Danny's wife: my dog ate my whip
Attractive though she is, Joanna is no dumb blonde and she comments, 'because I am a footballer's wife ... people assume I get my hair and nails done every week, and that I do not understand the offside rule. Please. I am interested in football.'
Life chez Murphy
'I have to be because Danny is so into it that he just comes alive when he talks about it. I was watching Match of the Day with him once with some of my family. There was a tackle. I made a comment and he turned to me, laughed and said, 'Shut up, you don't know what you're talking about.' Then Gary Lineker came on and repeated what I'd said word for word. "So I don't know what I am talking about?", I said.'
Sex in the garden
Joanna once did a photo shoot for Maxim. As a joke she bought a diamond encrusted whip, but then wouldn't use it. 'Then the bloke asked me if I'd ever had sex outside. I said I had, but it was only once in my enclosed garden, surrounded by locked gates and a big wall, with my future husband at midnight when I let the dogs out.' [Which gives the song 'who let the dogs out?' a new meaning.
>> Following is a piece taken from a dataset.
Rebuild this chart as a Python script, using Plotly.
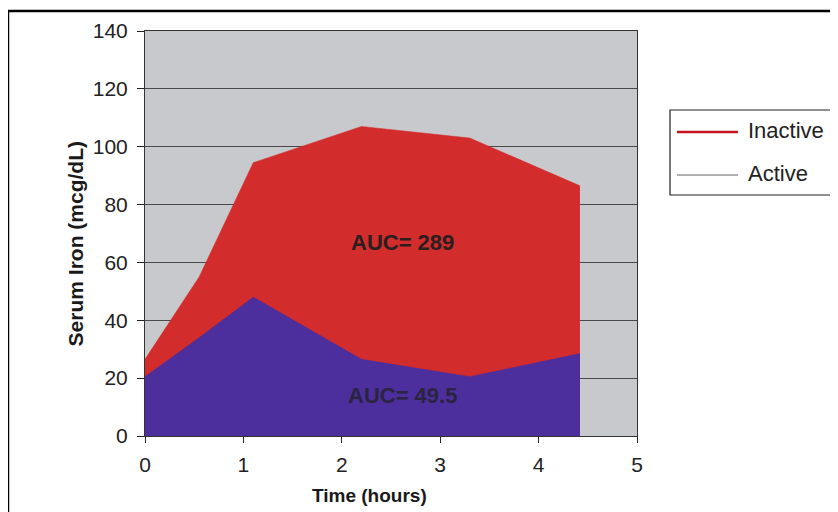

As someone who has an enclosed garden with high walls, I would advise caution, as it is surprising what you can hear from over the wall - only this bank holiday weekend in fact. But I expect Joanna lives in a lower density area].
'They made out I was the kinkiest person in the world. My grandma was up in arms and one of her friends said she wouldn't go to my wedding. To be honest I'm very straight-laced and my dog ate my whip.'
'When I started going out with Danny, I realised footballers have a sense of humour that is very different to most people. Some of the jokes were about money.'
A good part of last season was spent getting Danny Murphy back to fitness but now, released by Smertin, he is showing just what he can do. Many think that he merits consideration for the England squad. And his wife is certainly helping to raise his profile.